Foot: la possible reconduction de Ceferin ouvre une crise à l'UEFA
Zvonimir Boban, directeur du football de l'UEFA, a claqué jeudi la porte de l'instance pour protester contre une manœuvre de son président Aleksander Ceferin, qui lui permettrait de se faire réélire jusqu'en 2031.
Cette procédure engagée par Ceferin fait écho à des modifications réglementaires similaires menées l'an dernier à la Fifa et envisagées au Comité international olympique.
Demi-finaliste du Mondial-98 avec la Croatie, l'ex-milieu du Milan AC explique, dans un courrier envoyé à plusieurs médias européens, avoir fait part à Ceferin de "sa grande inquiétude et sa totale désapprobation" à l'idée de prolonger le bail du président hors de la limite de douze ans qu'il a lui-même introduite.
Le patron du foot européen "a répondu, qu'à ses yeux, il n'y avait aucun problème légal, moral ou éthique, et qu'il persisterait sans le moindre doute avec cette idée à mon avis désastreuse", écrit Boban, qui a choisi de "quitter l'UEFA" au nom des "principes et valeurs auxquels (il croit) profondément".
Dans un court communiqué, l'instance européenne "exprime sa gratitude à M. Boban pour ses services dévoués" et évoque un départ "d'un commun accord" de son chef du football, en poste depuis 2021, sans commenter les vives critiques adressées à Aleksander Ceferin.
- Ceferin se dit "très fatigué" -
Pourtant l'éventuel maintien de l'avocat slovène de 56 ans à la tête de l'UEFA promet d'être le principal sujet du 48e Congrès de l'organisation, qui se tiendra le 8 février à Paris, d'autant que le débat dépasse le foot européen et touche à la gouvernance du sport mondial.
Aleksander Ceferin, qui préside l'UEFA depuis septembre 2016 et a été reconduit en avril 2023 pour ce qui aurait dû être son dernier mandat de quatre ans, a présenté en décembre, lors d'une réunion du comité exécutif, une proposition d'amendement aux statuts de l'instance qui lui ouvre la possibilité de prolonger.
Techniquement, ce texte soumis au vote du prochain congrès ne supprime pas la limite de trois mandats, l'une des mesures clés prises en avril 2017 par le dirigeant slovène, après la cascade de scandales qui avaient entraîné des limitations similaires à la Fifa et au CIO.
Mais l'amendement consulté par l'AFP précise que cette règle, valable pour tous les membres du comité exécutif, ne prend pas en compte les mandats "commencés avant le 1er juillet 2017", soit le premier bail de Ceferin. La seule justification fournie est "le principe juridique de non-rétroactivité".

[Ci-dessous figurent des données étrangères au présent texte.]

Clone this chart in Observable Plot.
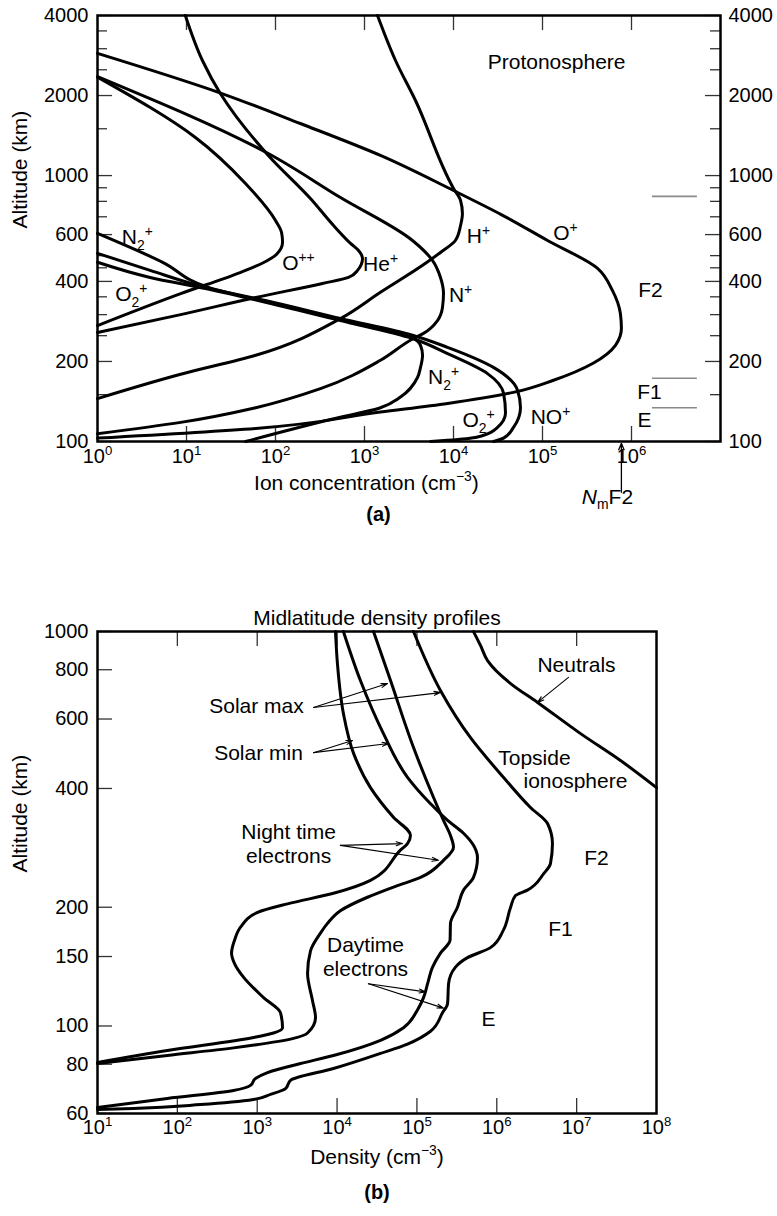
<!DOCTYPE html>
<html><head><meta charset="utf-8">
<script src="https://cdn.jsdelivr.net/npm/d3@7"></script>
<script src="https://cdn.jsdelivr.net/npm/@observablehq/plot@0.6"></script>
<style>
body{margin:0;background:#fff}
#wrap{position:relative;width:777px;height:1216px;background:#fff;overflow:hidden}
#a,#b{position:absolute;left:0}
#a{top:0}#b{top:560px}
svg{display:block;overflow:visible}
</style></head><body>
<div id="wrap"><div id="a"></div><div id="b"></div></div>
<script>
// ---------- Panel (a): ion concentration [cm^-3, altitude km] ----------
const oPlus = [[1,2881],[25,2035],[190,1570],[1510,1191],[1.0e4,879],[3.4e4,715],[1.14e5,570],[4.15e5,448],[6.1e5,370],[7.5e5,303],[7.7e5,266],[6.6e5,230],[3.7e5,197],[1.33e5,170],[4.7e4,153],[8600,139],[1510,129],[60,112],[1,103]];
const hPlus = [[1400,4000],[2230,2709],[3740,1916],[1.0e4,895],[1.2e4,806],[1.26e4,720],[1.2e4,649],[1.05e4,570],[7140,514],[4850,468],[1510,364],[537,290],[60,211],[8.6,179],[1,145]];
const hePlus = [[9.7,4000],[15.1,2709],[24,2035],[83,1191],[247,820],[449,649],[697,556],[857,523],[950,488],[835,440],[661,414],[337,393],[60,348],[8.6,300],[1,257]];
const oPlusPlus = [[1,2345],[12.6,1391],[46,934],[100,678],[117,611],[120,561],[103,506],[71,468],[40,432],[8.6,360],[1,273]];
const nPlus = [[1,2358],[83,1211],[537,827],[3460,570],[5800,480],[7140,414],[7720,361],[7520,319],[6610,285],[4600,255],[3550,244],[1510,202],[320,158],[60,134],[8.6,118],[1,107]];
const n2Plus = [[1,606],[5.4,472],[17.7,380],[77,336],[537,288],[3460,246],[4260,230],[4490,211],[4260,190],[3940,174],[2540,147],[1510,134],[415,121],[46,100]];
const noPlus = [[1,510],[3.9,440],[16.3,380],[77,339],[537,290],[3460,251],[8570,226],[2.81e4,190],[5.24e4,156],[5.66e4,134],[4.72e4,113],[3.65e4,103],[2.81e4,100]];
const o2Plus = [[1,472],[3.9,414],[16.3,376],[77,334],[537,285],[3460,244],[8570,214],[2.41e4,180],[3.65e4,152],[3.84e4,128],[3.12e4,113],[1.86e4,104],[8570,101],[5520,100]];
const ionSeries = [["O+",oPlus],["H+",hPlus],["He+",hePlus],["O++",oPlusPlus],["N+",nPlus],["N2+",n2Plus],["NO+",noPlus],["O2+",o2Plus]];

const xLabelTicksA = [1,10,100,1e3,1e4,1e5,1e6];
const xInnerTicksA = [10,100,1e3,1e4,1e5,1e6];
const yMajorA = [100,200,400,600,1000,2000,4000];
const yMinorA = [150,250,300,350,450,500,700,800,900,1500,2500,3000,3500];
const regionBounds = [{alt:835,from:1.72e6,to:5.5e6},{alt:173,from:1.72e6,to:5.5e6},{alt:134,from:1.72e6,to:5.5e6}];
const ionLabels = [
  {text:"Protonosphere",conc:1.44e5,alt:2663},
  {text:"O^{+}",conc:1.81e5,alt:606},
  {text:"H^{+}",conc:1.91e4,alt:590},
  {text:"N^{+}",conc:1.2e4,alt:354},
  {text:"He^{+}",conc:1514,alt:464},
  {text:"O^{++}",conc:181,alt:468},
  {text:"N_{2}^{+}",conc:2.8,alt:585},
  {text:"O_{2}^{+}",conc:2.4,alt:358},
  {text:"N_{2}^{+}",conc:7720,alt:174},
  {text:"O_{2}^{+}",conc:1.91e4,alt:120},
  {text:"NO^{+}",conc:1.23e5,alt:123},
  {text:"F2",conc:1.63e6,alt:370},
  {text:"F1",conc:1.59e6,alt:153},
  {text:"E",conc:1.4e6,alt:120}
];

// ---------- Panel (b): midlatitude density profiles ----------
const neutrals = [[5.11e5,1000],[6.25e5,922],[7.66e5,844],[1.49e6,738],[3.24e6,661],[1.12e7,551],[3.54e7,471],[1e8,402]];
const nightSolarMin = [[9550,1000],[1.01e4,830],[1.2e4,620],[1.61e4,491],[2.62e4,402],[5.08e4,338],[8.3e4,304],[7.62e4,290],[6.22e4,279],[2.62e4,234],[9020,217],[2400,204],[1010,194],[618,178],[520,165],[477,153],[520,144],[673,133],[1200,118],[1958,108],[2075,99],[1600,96],[898,93.5],[75,86.7],[10,80.8]];
const nightSolarMax = [[2.86e4,1000],[4.67e4,751],[9.06e4,508],[1.61e5,380],[2.15e5,332],[2.63e5,304],[2.87e5,284],[2.15e5,263],[1.11e5,238],[5.4e4,226],[2.4e4,212],[1.1e4,196],[7590,182],[6200,172],[4650,155],[4270,136],[4920,116],[5370,105],[4270,96],[2845,93],[505,88],[75,84.2],[10,80.3]];
const daySolarMin = [[1.2e4,1000],[1.96e4,751],[3.81e4,551],[7.62e4,427],[1.48e5,366],[2.42e5,332],[3.83e5,308],[5.11e5,287],[5.73e5,267],[5.11e5,238],[3.83e5,221],[3.22e5,200],[2.63e5,182],[2.6e5,165],[1.97e5,153],[1.57e5,141],[1.36e5,128],[1.21e5,118],[1.02e5,110],[6.79e4,99],[3.5e4,92],[9020,84.2],[3480,80.3],[1346,76.2],[951,73.6],[824,70.7],[505,68.6],[75,65.5],[10,62.1]];
const daySolarMax = [[9.06e4,1000],[1.97e5,709],[4.69e5,538],[1.21e6,427],[2.64e6,358],[4.32e6,326],[4.98e6,290],[4.7e6,258],[3.85e6,243],[2.42e6,221],[1.71e6,214],[1.49e6,200],[1.21e6,175],[8.34e5,158],[4.3e5,149],[3.04e5,141],[2.49e5,128],[2.42e5,114],[2.09e5,108],[1.48e5,97],[7.62e4,90],[3.5e4,85.2],[9020,78],[2610,72.8],[2262,69.4],[1466,67.1],[898,65.1],[195,63.2],[28,61.8],[10,61.4]];
const profileSeries = [["Neutrals",neutrals],["Night min",nightSolarMin],["Night max",nightSolarMax],["Day min",daySolarMin],["Day max",daySolarMax]];

const xLabelTicksB = [10,100,1e3,1e4,1e5,1e6,1e7,1e8];
const xInnerTicksB = [100,1e3,1e4,1e5,1e6,1e7];
const yTicksB = [60,80,100,150,200,400,600,800,1000];
const profileLabels = [
  {text:"Solar max",d:979,alt:649},
  {text:"Solar min",d:1037,alt:493},
  {text:"Neutrals",d:9.95e6,alt:825},
  {text:"Topside",d:2.96e6,alt:479},
  {text:"ionosphere",d:9.66e6,alt:419},
  {text:"F2",d:1.77e7,alt:267},
  {text:"F1",d:6.28e6,alt:177},
  {text:"E",d:7.87e5,alt:104.5},
  {text:"Night time\nelectrons",d:2.47e3,alt:290},
  {text:"Daytime\nelectrons",d:2.27e4,alt:150}
];
const pointerArrows = [
  {x1:5.07e3,y1:642,x2:4.28e4,y2:738},{x1:5.07e3,y1:642,x2:1.97e5,y2:700},
  {x1:5.07e3,y1:493,x2:1.56e4,y2:529},{x1:5.07e3,y1:493,x2:4.41e4,y2:520},
  {x1:7.9e6,y1:765,x2:3.24e6,y2:661},
  {x1:1.1e4,y1:287,x2:6.59e4,y2:290},{x1:1.1e4,y1:287,x2:1.86e5,y2:263},
  {x1:2.47e4,y1:128,x2:1.28e5,y2:122},{x1:2.47e4,y1:128,x2:2.15e5,y2:111}
];

// ---------- helpers ----------
const toRows = series => series.flatMap(([name, pts]) => pts.map(([v, alt]) => ({name, v, alt})));
const pow10 = d => `10^{${Math.round(Math.log10(d))}}`;
const FONT = "'Liberation Sans', Arial, Helvetica, sans-serif";
const TICK = "#333";

function richify(svg){
  const NS = "http://www.w3.org/2000/svg";
  svg.querySelectorAll("text").forEach(t => {
    const s = t.textContent;
    if (!/[\^_*]\{/.test(s)) return;
    const fs = parseFloat(getComputedStyle(t).fontSize) || 20;
    while (t.firstChild) t.removeChild(t.firstChild);
    let shift = 0;
    s.split(/([\^_*]\{[^}]*\})/).forEach(p => {
      if (!p) return;
      const kind = (p.length > 2 && p[1] === "{" && "^_*".includes(p[0])) ? p[0] : "";
      const txt = kind ? p.slice(2, -1) : p;
      const target = kind === "^" ? -0.4 * fs : kind === "_" ? 0.28 * fs : 0;
      const ts = document.createElementNS(NS, "tspan");
      if (target !== shift) { ts.setAttribute("dy", (target - shift).toFixed(2)); shift = target; }
      if (kind === "^" || kind === "_") ts.setAttribute("font-size", (0.66 * fs).toFixed(1));
      if (kind === "*") ts.setAttribute("font-style", "italic");
      ts.textContent = txt;
      t.appendChild(ts);
    });
  });
}

// ---------- Panel (a) ----------
const WA = 777, HA = 560, mA = {top:15, right:57, bottom:119, left:97};
const fwA = WA - mA.left - mA.right, fhA = HA - mA.top - mA.bottom;
const nmF2 = d3.max(oPlus, d => d[0]);
const plotA = Plot.plot({
  width: WA, height: HA,
  marginTop: mA.top, marginRight: mA.right, marginBottom: mA.bottom, marginLeft: mA.left,
  x: {type: "log", domain: [1, 1e7], axis: null},
  y: {type: "log", domain: [100, 4000], axis: null},
  style: {fontFamily: FONT, fontSize: "20px", background: "white", color: "black"},
  marks: [
    Plot.ruleX(xInnerTicksA, {x: d => d, insetTop: fhA - 15, stroke: TICK, strokeWidth: 1.3}),
    Plot.ruleX(xInnerTicksA, {x: d => d, insetBottom: fhA - 15, stroke: TICK, strokeWidth: 1.3}),
    Plot.ruleY(yMajorA, {y: d => d, insetRight: fwA - 15, stroke: TICK, strokeWidth: 1.3}),
    Plot.ruleY(yMinorA, {y: d => d, insetRight: fwA - 10, stroke: TICK, strokeWidth: 1.3}),
    Plot.ruleY(yMajorA, {y: d => d, insetLeft: fwA - 15, stroke: TICK, strokeWidth: 1.3}),
    Plot.ruleY(yMinorA, {y: d => d, insetLeft: fwA - 10, stroke: TICK, strokeWidth: 1.3}),
    Plot.ruleY(regionBounds, {y: "alt", x1: "from", x2: "to", stroke: "#8a8a8a", strokeWidth: 1.6}),
    Plot.line(toRows(ionSeries), {x: "v", y: "alt", z: "name", curve: "monotone-y", stroke: "black", strokeWidth: 3}),
    Plot.text(ionLabels, {x: "conc", y: "alt", text: "text", fontSize: 21, fill: "black"}),
    Plot.frame({stroke: "black", strokeWidth: 2.5}),
    Plot.text(xLabelTicksA, {x: d => d, frameAnchor: "bottom", dy: 21, text: pow10, fontSize: 20}),
    Plot.text(yMajorA, {y: d => d, frameAnchor: "left", dx: -9, textAnchor: "end", text: d => String(d), fontSize: 20}),
    Plot.text(yMajorA, {y: d => d, frameAnchor: "right", dx: 8, textAnchor: "start", text: d => String(d), fontSize: 20}),
    Plot.text(["Altitude (km)"], {frameAnchor: "left", dx: -77, rotate: -90, text: d => d, fontSize: 21}),
    Plot.text(["Ion concentration (cm^{\u22123})"], {x: 1052, frameAnchor: "bottom", dy: 48, text: d => d, fontSize: 21}),
    Plot.text(["(a)"], {x: 1437, frameAnchor: "bottom", dy: 79, text: d => d, fontSize: 20, fontWeight: "bold"}),
    Plot.text(["*{N}_{m}F2"], {x: 5.37e5, frameAnchor: "bottom", dy: 62, text: d => d, fontSize: 21}),
    Plot.arrow([nmF2], {x1: d => d, x2: d => d, y1: 64.4, y2: 98.4, stroke: "black", strokeWidth: 1.3, headLength: 8, headAngle: 45})
  ]
});
document.getElementById("a").appendChild(plotA);
richify(plotA);

// ---------- Panel (b) ----------
const WB = 777, HB = 656, mB = {top:71, right:121, bottom:103, left:97};
const fwB = WB - mB.left - mB.right, fhB = HB - mB.top - mB.bottom;
const plotB = Plot.plot({
  width: WB, height: HB,
  marginTop: mB.top, marginRight: mB.right, marginBottom: mB.bottom, marginLeft: mB.left,
  x: {type: "log", domain: [10, 1e8], axis: null},
  y: {type: "log", domain: [60, 1000], axis: null},
  style: {fontFamily: FONT, fontSize: "20px", background: "white", color: "black"},
  marks: [
    Plot.ruleX(xInnerTicksB, {x: d => d, insetTop: fhB - 15, stroke: TICK, strokeWidth: 1.3}),
    Plot.ruleX(xInnerTicksB, {x: d => d, insetBottom: fhB - 15, stroke: TICK, strokeWidth: 1.3}),
    Plot.ruleY(yTicksB, {y: d => d, insetRight: fwB - 15, stroke: TICK, strokeWidth: 1.3}),
    Plot.line(toRows(profileSeries), {x: "v", y: "alt", z: "name", curve: "monotone-y", stroke: "black", strokeWidth: 3}),
    Plot.arrow(pointerArrows, {x1: "x1", y1: "y1", x2: "x2", y2: "y2", stroke: "black", strokeWidth: 1.1, headLength: 9, headAngle: 35}),
    Plot.text(profileLabels, {x: "d", y: "alt", text: "text", fontSize: 21, lineHeight: 1.12, fill: "black"}),
    Plot.frame({stroke: "black", strokeWidth: 2.5}),
    Plot.text(xLabelTicksB, {x: d => d, frameAnchor: "bottom", dy: 20, text: pow10, fontSize: 20}),
    Plot.text(yTicksB, {y: d => d, frameAnchor: "left", dx: -9, textAnchor: "end", text: d => String(d), fontSize: 20}),
    Plot.text(["Altitude (km)"], {frameAnchor: "left", dx: -77, rotate: -90, text: d => d, fontSize: 21}),
    Plot.text(["Midlatitude density profiles"], {frameAnchor: "top", dy: -21, text: d => d, fontSize: 21}),
    Plot.text(["Density (cm^{\u22123})"], {frameAnchor: "bottom", dy: 50, text: d => d, fontSize: 21}),
    Plot.text(["(b)"], {frameAnchor: "bottom", dy: 85, text: d => d, fontSize: 20, fontWeight: "bold"})
  ]
});
document.getElementById("b").appendChild(plotB);
richify(plotB);
</script>
</body></html>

"Je n'ai pas encore décidé si je veux solliciter un nouveau mandat ou pas. Pour être honnête, je suis très fatigué", a balayé le dirigeant mercredi, interrogé par le Daily Telegraph.
- Après Infantino et avant Bach ? -
Dans la même série de propositions figure la suppression de l'âge limite de 70 ans pour être élu ou réélu au comité exécutif, au motif que le plafonnement à trois mandats "est considéré comme suffisant à cet égard".
Or, il s'agit de l'autre mesure mise en avant par Ceferin en 2017 pour rompre avec un "système vieux et corrompu", rappelle Boban. Avec ces réformes "historiques", l'avocat slovène avait "gagné le respect de toute la communauté du football et du public, et était devenu une autorité morale incontestable et, pour beaucoup, un guide vers un football meilleur", insiste le Croate.
Si l'UEFA devait adopter ces changements en février, elle emboîterait le pas de la Fifa: réélu en mars 2023 par acclamation, son patron Gianni Infantino avait fait préciser qu'il achevait son "premier mandat", écartant donc du calcul des trois mandats maximum la période 2016-2019, lorsqu'il avait été élu après la démission de Sepp Blatter.
Un débat identique agite le Comité international olympique, dirigé depuis 2013 par l'Allemand Thomas Bach, qui doit théoriquement quitter son poste en 2025. En octobre dernier à Bombay, quatre membres de l'organisation ont suggéré une réforme des textes lors de sa prochaine session, en juillet à Paris, pour lui permettre de prolonger.
Si Bach réserve pour l'heure sa position, cette idée est loin de faire l'unanimité. "Je fais attention au type d'image que l’on peut donner autour du monde", avait ainsi souligné le Japonais Morinari Watanabe, président de la Fédération internationale de gymnastique, rappelant les "problèmes de corruption" qui ont terni la réputation du monde sportif.